(Source code of charts)
* start *

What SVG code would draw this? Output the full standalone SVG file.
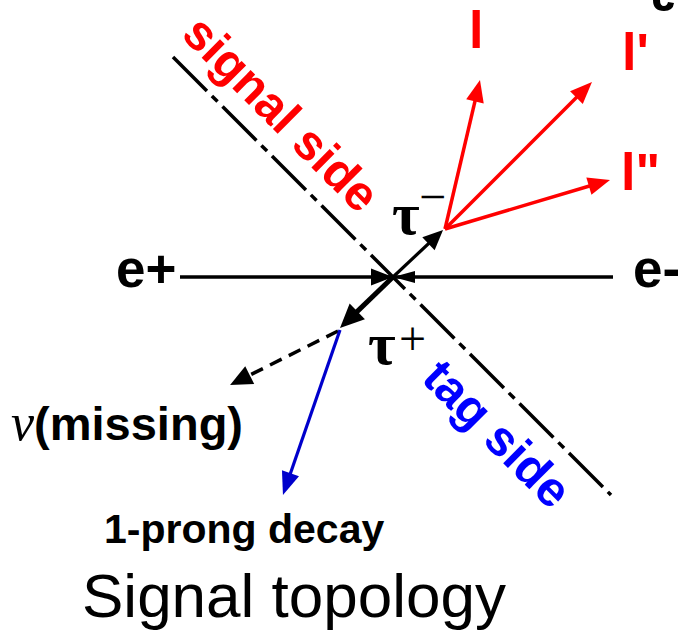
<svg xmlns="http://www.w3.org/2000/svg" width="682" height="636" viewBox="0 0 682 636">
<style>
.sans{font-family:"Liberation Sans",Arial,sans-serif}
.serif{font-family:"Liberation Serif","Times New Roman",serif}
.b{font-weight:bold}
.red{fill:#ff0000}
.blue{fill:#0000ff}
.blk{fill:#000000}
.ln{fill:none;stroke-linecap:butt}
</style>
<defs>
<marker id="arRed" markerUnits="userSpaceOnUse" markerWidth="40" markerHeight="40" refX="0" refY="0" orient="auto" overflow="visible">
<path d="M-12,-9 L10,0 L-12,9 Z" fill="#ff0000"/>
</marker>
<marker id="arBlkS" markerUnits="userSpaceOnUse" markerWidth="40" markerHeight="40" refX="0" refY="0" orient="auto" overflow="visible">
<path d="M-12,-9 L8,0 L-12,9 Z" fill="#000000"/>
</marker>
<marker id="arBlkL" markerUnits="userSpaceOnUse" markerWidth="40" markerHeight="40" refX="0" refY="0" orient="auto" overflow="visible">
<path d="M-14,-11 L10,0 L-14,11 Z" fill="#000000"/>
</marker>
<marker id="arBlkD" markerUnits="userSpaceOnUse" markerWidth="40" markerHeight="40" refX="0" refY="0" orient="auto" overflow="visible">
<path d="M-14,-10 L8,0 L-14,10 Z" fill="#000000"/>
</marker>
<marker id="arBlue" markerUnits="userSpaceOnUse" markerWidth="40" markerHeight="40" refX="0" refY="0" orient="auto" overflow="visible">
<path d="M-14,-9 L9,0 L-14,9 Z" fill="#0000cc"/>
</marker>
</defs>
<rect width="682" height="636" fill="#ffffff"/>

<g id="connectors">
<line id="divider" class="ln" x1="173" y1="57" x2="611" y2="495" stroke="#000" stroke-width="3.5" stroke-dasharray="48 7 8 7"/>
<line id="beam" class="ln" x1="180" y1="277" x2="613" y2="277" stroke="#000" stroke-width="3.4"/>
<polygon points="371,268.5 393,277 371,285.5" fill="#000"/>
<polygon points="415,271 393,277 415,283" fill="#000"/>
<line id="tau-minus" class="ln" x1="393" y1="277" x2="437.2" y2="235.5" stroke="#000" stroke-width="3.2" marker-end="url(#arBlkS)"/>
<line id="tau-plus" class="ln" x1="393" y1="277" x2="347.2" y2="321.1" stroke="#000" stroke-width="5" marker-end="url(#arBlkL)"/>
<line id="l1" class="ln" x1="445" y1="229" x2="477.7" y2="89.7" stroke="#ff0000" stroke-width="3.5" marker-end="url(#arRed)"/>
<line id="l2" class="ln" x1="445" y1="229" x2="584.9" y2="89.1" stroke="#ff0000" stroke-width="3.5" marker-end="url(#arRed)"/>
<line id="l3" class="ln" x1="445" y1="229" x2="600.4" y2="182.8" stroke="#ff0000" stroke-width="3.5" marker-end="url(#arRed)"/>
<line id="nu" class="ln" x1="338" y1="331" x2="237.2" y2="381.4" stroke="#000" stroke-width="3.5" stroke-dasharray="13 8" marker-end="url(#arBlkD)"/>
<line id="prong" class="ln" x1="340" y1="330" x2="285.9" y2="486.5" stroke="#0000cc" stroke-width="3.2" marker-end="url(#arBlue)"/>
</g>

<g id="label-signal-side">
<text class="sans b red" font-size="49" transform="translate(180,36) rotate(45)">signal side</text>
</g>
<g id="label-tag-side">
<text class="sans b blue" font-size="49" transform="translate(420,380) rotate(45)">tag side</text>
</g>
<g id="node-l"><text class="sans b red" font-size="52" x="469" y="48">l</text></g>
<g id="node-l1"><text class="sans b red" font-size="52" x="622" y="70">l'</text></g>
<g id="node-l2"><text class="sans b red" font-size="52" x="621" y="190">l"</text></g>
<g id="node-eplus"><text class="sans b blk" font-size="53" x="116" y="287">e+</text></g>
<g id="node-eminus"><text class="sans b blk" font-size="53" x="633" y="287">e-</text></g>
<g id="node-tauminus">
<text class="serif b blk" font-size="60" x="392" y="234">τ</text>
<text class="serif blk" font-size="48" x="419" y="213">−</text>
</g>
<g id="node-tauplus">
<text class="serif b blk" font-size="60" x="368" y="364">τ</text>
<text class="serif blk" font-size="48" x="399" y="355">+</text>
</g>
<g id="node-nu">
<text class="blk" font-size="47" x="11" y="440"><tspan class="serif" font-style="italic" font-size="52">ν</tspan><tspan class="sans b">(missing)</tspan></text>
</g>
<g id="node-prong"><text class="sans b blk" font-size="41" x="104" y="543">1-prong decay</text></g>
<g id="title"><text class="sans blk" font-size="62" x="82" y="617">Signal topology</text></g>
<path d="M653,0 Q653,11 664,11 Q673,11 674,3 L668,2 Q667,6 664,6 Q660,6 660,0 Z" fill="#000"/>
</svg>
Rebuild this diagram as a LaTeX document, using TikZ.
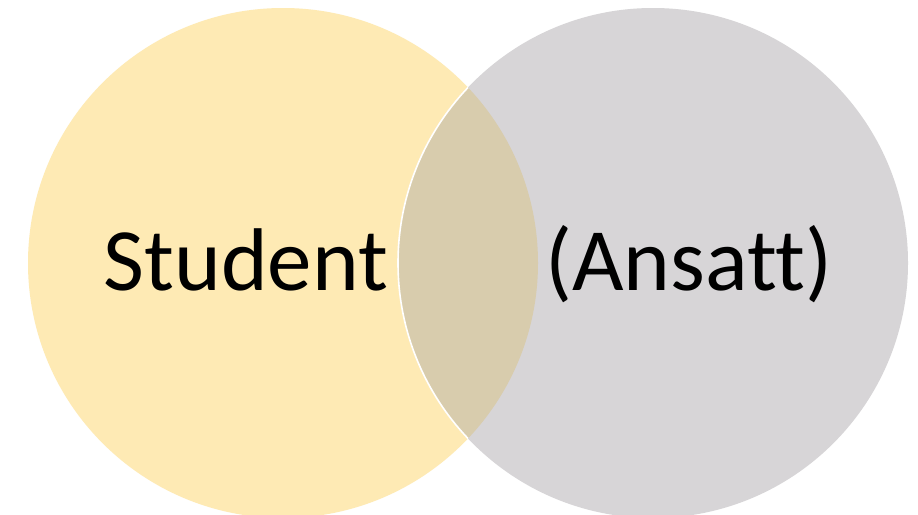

* end *

* **TASK BRIEF**:
Go through the listing above and write it all out exactly, leaving out any picture.

* **ANSWER TO THE PROBLEM**:
What SVG code would draw this? Output the full standalone SVG file.
<svg xmlns="http://www.w3.org/2000/svg" width="682" height="636" viewBox="0 0 682 636">
<style>
.sans{font-family:"Liberation Sans",Arial,sans-serif}
.serif{font-family:"Liberation Serif","Times New Roman",serif}
.b{font-weight:bold}
.red{fill:#ff0000}
.blue{fill:#0000ff}
.blk{fill:#000000}
.ln{fill:none;stroke-linecap:butt}
</style>
<defs>
<marker id="arRed" markerUnits="userSpaceOnUse" markerWidth="40" markerHeight="40" refX="0" refY="0" orient="auto" overflow="visible">
<path d="M-12,-9 L10,0 L-12,9 Z" fill="#ff0000"/>
</marker>
<marker id="arBlkS" markerUnits="userSpaceOnUse" markerWidth="40" markerHeight="40" refX="0" refY="0" orient="auto" overflow="visible">
<path d="M-12,-9 L8,0 L-12,9 Z" fill="#000000"/>
</marker>
<marker id="arBlkL" markerUnits="userSpaceOnUse" markerWidth="40" markerHeight="40" refX="0" refY="0" orient="auto" overflow="visible">
<path d="M-14,-11 L10,0 L-14,11 Z" fill="#000000"/>
</marker>
<marker id="arBlkD" markerUnits="userSpaceOnUse" markerWidth="40" markerHeight="40" refX="0" refY="0" orient="auto" overflow="visible">
<path d="M-14,-10 L8,0 L-14,10 Z" fill="#000000"/>
</marker>
<marker id="arBlue" markerUnits="userSpaceOnUse" markerWidth="40" markerHeight="40" refX="0" refY="0" orient="auto" overflow="visible">
<path d="M-14,-9 L9,0 L-14,9 Z" fill="#0000cc"/>
</marker>
</defs>
<rect width="682" height="636" fill="#ffffff"/>

<g id="connectors">
<line id="divider" class="ln" x1="173" y1="57" x2="611" y2="495" stroke="#000" stroke-width="3.5" stroke-dasharray="48 7 8 7"/>
<line id="beam" class="ln" x1="180" y1="277" x2="613" y2="277" stroke="#000" stroke-width="3.4"/>
<polygon points="371,268.5 393,277 371,285.5" fill="#000"/>
<polygon points="415,271 393,277 415,283" fill="#000"/>
<line id="tau-minus" class="ln" x1="393" y1="277" x2="437.2" y2="235.5" stroke="#000" stroke-width="3.2" marker-end="url(#arBlkS)"/>
<line id="tau-plus" class="ln" x1="393" y1="277" x2="347.2" y2="321.1" stroke="#000" stroke-width="5" marker-end="url(#arBlkL)"/>
<line id="l1" class="ln" x1="445" y1="229" x2="477.7" y2="89.7" stroke="#ff0000" stroke-width="3.5" marker-end="url(#arRed)"/>
<line id="l2" class="ln" x1="445" y1="229" x2="584.9" y2="89.1" stroke="#ff0000" stroke-width="3.5" marker-end="url(#arRed)"/>
<line id="l3" class="ln" x1="445" y1="229" x2="600.4" y2="182.8" stroke="#ff0000" stroke-width="3.5" marker-end="url(#arRed)"/>
<line id="nu" class="ln" x1="338" y1="331" x2="237.2" y2="381.4" stroke="#000" stroke-width="3.5" stroke-dasharray="13 8" marker-end="url(#arBlkD)"/>
<line id="prong" class="ln" x1="340" y1="330" x2="285.9" y2="486.5" stroke="#0000cc" stroke-width="3.2" marker-end="url(#arBlue)"/>
</g>

<g id="label-signal-side">
<text class="sans b red" font-size="49" transform="translate(180,36) rotate(45)">signal side</text>
</g>
<g id="label-tag-side">
<text class="sans b blue" font-size="49" transform="translate(420,380) rotate(45)">tag side</text>
</g>
<g id="node-l"><text class="sans b red" font-size="52" x="469" y="48">l</text></g>
<g id="node-l1"><text class="sans b red" font-size="52" x="622" y="70">l'</text></g>
<g id="node-l2"><text class="sans b red" font-size="52" x="621" y="190">l"</text></g>
<g id="node-eplus"><text class="sans b blk" font-size="53" x="116" y="287">e+</text></g>
<g id="node-eminus"><text class="sans b blk" font-size="53" x="633" y="287">e-</text></g>
<g id="node-tauminus">
<text class="serif b blk" font-size="60" x="392" y="234">τ</text>
<text class="serif blk" font-size="48" x="419" y="213">−</text>
</g>
<g id="node-tauplus">
<text class="serif b blk" font-size="60" x="368" y="364">τ</text>
<text class="serif blk" font-size="48" x="399" y="355">+</text>
</g>
<g id="node-nu">
<text class="blk" font-size="47" x="11" y="440"><tspan class="serif" font-style="italic" font-size="52">ν</tspan><tspan class="sans b">(missing)</tspan></text>
</g>
<g id="node-prong"><text class="sans b blk" font-size="41" x="104" y="543">1-prong decay</text></g>
<g id="title"><text class="sans blk" font-size="62" x="82" y="617">Signal topology</text></g>
<path d="M653,0 Q653,11 664,11 Q673,11 674,3 L668,2 Q667,6 664,6 Q660,6 660,0 Z" fill="#000"/>
</svg>
Rebuild this diagram as a LaTeX document, using TikZ.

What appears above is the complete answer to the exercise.